→ **Given records**:
——————————

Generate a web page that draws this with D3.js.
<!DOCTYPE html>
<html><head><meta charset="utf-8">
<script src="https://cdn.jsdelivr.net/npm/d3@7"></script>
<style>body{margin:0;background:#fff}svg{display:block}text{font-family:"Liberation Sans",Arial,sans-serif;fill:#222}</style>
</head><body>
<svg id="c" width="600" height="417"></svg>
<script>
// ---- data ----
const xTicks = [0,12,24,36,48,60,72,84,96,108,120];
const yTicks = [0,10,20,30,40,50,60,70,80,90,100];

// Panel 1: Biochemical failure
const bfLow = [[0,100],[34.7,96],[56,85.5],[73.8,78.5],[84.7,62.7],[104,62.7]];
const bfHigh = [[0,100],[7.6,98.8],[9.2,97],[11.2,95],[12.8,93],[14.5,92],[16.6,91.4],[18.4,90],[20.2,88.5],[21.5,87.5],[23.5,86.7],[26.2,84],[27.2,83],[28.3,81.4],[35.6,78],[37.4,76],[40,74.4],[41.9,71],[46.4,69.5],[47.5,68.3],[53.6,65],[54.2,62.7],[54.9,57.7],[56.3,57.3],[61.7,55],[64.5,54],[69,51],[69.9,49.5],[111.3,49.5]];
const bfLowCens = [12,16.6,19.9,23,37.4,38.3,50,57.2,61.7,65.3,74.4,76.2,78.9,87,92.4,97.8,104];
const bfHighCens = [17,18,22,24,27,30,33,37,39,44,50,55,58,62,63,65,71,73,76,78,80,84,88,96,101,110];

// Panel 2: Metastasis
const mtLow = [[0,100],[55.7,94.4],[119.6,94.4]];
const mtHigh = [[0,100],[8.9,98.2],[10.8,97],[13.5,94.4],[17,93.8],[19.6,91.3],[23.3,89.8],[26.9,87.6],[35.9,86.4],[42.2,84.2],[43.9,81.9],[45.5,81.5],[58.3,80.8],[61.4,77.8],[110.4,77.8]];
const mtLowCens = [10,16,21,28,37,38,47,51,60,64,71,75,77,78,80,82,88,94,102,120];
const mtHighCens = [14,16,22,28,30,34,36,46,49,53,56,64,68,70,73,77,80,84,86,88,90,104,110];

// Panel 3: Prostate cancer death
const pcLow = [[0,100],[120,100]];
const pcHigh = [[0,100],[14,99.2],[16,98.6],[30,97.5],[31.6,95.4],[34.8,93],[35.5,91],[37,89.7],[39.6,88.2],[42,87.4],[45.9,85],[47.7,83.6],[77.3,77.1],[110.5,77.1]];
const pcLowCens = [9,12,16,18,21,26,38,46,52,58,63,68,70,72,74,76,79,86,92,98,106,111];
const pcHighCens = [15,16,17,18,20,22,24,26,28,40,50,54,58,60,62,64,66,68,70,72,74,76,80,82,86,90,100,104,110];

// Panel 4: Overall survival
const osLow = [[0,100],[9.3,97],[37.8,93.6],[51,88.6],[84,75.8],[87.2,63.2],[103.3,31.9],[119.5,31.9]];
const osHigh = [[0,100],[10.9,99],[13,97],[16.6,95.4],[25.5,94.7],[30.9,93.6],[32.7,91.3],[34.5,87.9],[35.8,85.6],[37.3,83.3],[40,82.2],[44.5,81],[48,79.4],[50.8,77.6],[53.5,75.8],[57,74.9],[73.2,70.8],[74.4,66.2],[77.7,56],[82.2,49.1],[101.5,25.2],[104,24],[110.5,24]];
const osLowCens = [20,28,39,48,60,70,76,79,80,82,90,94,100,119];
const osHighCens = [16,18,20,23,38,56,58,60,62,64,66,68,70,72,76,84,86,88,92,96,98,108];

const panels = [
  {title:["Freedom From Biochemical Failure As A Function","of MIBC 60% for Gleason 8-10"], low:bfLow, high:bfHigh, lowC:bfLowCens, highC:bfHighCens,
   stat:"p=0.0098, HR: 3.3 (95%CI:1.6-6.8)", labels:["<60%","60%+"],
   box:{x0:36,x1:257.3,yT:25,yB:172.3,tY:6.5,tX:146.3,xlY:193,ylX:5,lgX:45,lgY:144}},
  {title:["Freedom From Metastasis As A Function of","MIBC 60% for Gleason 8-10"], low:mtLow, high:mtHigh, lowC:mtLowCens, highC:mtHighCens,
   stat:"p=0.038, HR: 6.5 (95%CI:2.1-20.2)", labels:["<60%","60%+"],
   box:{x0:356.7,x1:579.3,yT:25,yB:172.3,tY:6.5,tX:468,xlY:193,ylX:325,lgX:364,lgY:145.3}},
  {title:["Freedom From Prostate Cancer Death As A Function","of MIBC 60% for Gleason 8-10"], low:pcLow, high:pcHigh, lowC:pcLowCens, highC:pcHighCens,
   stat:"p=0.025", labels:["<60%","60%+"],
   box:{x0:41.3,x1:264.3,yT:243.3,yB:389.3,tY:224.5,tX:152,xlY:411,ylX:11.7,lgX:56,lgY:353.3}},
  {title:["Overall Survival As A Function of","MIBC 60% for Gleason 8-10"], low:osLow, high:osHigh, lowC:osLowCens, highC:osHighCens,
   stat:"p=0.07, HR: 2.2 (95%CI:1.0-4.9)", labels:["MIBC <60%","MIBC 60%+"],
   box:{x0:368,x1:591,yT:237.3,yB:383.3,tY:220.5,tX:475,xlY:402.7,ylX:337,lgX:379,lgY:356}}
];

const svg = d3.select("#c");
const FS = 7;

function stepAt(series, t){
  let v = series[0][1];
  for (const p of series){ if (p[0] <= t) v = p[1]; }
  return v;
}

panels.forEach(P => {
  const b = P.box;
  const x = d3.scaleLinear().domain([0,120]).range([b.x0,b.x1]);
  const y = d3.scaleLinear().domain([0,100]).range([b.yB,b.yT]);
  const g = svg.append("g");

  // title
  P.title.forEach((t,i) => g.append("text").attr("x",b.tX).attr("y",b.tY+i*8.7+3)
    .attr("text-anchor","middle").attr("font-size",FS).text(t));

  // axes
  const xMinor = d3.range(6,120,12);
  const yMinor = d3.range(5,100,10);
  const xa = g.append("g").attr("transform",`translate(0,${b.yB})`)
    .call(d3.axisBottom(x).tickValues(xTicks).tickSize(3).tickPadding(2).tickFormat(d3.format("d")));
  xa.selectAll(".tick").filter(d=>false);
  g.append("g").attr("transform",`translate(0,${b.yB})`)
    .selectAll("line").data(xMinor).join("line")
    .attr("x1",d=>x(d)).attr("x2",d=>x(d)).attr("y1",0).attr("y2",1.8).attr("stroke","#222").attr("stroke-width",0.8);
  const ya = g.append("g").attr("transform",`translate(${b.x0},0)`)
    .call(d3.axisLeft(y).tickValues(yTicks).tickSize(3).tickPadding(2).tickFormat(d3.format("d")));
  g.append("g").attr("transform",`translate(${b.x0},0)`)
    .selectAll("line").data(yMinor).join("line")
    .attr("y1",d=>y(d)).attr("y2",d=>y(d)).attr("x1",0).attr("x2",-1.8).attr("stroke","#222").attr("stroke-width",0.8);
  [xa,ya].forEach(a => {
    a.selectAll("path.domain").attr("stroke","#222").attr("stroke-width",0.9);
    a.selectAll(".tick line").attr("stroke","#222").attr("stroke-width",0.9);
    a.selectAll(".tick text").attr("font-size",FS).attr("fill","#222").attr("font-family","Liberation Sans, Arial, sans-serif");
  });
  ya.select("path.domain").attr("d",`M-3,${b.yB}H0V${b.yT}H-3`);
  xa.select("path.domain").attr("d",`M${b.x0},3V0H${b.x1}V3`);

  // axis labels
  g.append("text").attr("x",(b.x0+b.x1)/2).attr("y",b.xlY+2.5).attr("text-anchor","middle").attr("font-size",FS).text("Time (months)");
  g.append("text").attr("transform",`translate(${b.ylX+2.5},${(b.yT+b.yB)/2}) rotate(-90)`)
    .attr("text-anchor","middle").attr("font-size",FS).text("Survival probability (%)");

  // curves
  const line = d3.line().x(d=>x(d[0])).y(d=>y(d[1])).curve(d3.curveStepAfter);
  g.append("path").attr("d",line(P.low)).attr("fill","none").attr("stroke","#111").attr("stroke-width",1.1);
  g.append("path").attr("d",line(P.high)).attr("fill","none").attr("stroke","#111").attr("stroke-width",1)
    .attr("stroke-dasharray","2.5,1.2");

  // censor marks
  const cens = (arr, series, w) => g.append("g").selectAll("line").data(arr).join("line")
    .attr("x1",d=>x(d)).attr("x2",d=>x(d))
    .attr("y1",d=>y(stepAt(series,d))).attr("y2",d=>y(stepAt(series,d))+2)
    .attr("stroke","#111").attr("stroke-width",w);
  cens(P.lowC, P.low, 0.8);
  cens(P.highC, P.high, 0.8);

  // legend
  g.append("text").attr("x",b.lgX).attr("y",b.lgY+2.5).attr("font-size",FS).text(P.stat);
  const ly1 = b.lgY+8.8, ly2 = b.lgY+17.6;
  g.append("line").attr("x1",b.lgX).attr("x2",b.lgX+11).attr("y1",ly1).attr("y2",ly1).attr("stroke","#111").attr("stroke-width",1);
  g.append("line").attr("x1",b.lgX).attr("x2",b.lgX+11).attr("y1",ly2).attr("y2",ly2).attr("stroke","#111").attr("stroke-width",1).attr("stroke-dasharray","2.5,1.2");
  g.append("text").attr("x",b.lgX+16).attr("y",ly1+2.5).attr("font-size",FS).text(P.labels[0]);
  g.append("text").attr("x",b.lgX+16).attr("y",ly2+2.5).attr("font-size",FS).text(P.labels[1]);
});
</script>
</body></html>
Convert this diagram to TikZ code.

——————————

From the listing, copy each line containing the word "this".

→ **Complete response**:
Generate a web page that draws this with D3.js.
Convert this diagram to TikZ code.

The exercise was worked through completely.